Há ainda muitas bizantinices: o art. 30, segundo o qual o "ensino médio terá como objetivos...o domínio dos princípios científicos e tecnológicos que presidem a produção moderna"; o art. 28: "Aos alunos que não optarem pelo ensino religioso será assegurada atividade alternativa que desenvolva os valores éticos, o sentimento de justiça, a solidariedade humana, o respeito à lei e o amor à liberdade" etc.
O projeto não tangencia um só problema educacional, mas causará "una brutta confusione" em todo o país com o art. 46, segundo o qual "é livre o exercício das profissões, exigida a qualificação especial, na forma da lei, nas áreas da saúde, da engenharia e do direito". O senador, sem entender do que se trata, adaptou ao que existe nos EUA um artigo de várias constituições brasileiras e nunca posto em prática.
São tão evidentes as consequências que poupo o leitor de comentários, bastando lembrar que tal "livre exercício", com o nepotismo que induz, afetará gravemente o mercado de emprego.
Mais uma vez o Congresso Nacional perde a oportunidade de propiciar ao país, ao MEC, normas práticas e eficazes para nos livrar do caos educacional, o que não depende de novas diretrizes e bases, que talvez sejam as mesmas desde Platão.

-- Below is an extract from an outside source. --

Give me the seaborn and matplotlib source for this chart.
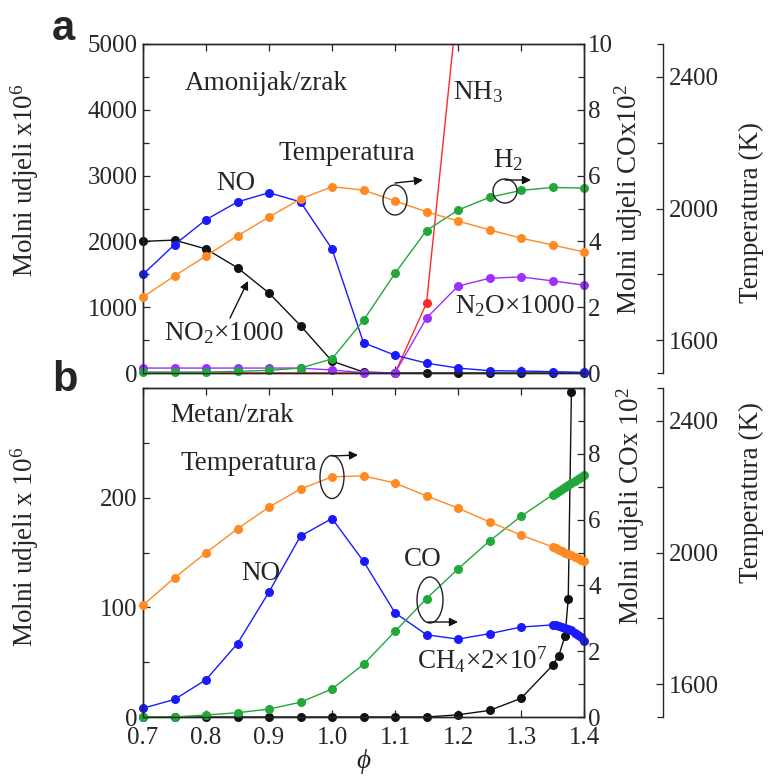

O que o país espera, e que o MEC precisa para funcionar e não continuar de mãos atadas, são normas simples que, de certa forma, são as legislações subsidiárias, até hoje não-editadas, decorrentes das leis que o senador Ribeiro quer revogar.
O Instituto de Pesquisas Avançadas em Educação (RJ) revelou que o primeiro diploma legal interferindo na economia das escolas particulares data de 1941 e que, nos 45 anos seguintes, até o fim do governo Figueiredo, foram baixados mais nove; dessa ocasião até o início do corrente mês surgiram 61 novos dispositivos dessa natureza.
Quem quiser contar os de abrangência menor vai gastar muitos anos, pois o MEC mete o bedelho até no tamanho de salas de aulas para autorizar o funcionamento de escolas particulares. Deveria deixar que façam o que lhes aprouver para que sobrevivam as melhores. Com o que sobrará tempo ao poder público para cuidar das suas e saber o que se passa na educação pública brasileira, nas universidades, por exemplo, e corrigir o que há de errado. Tarefa igual à de Áugias.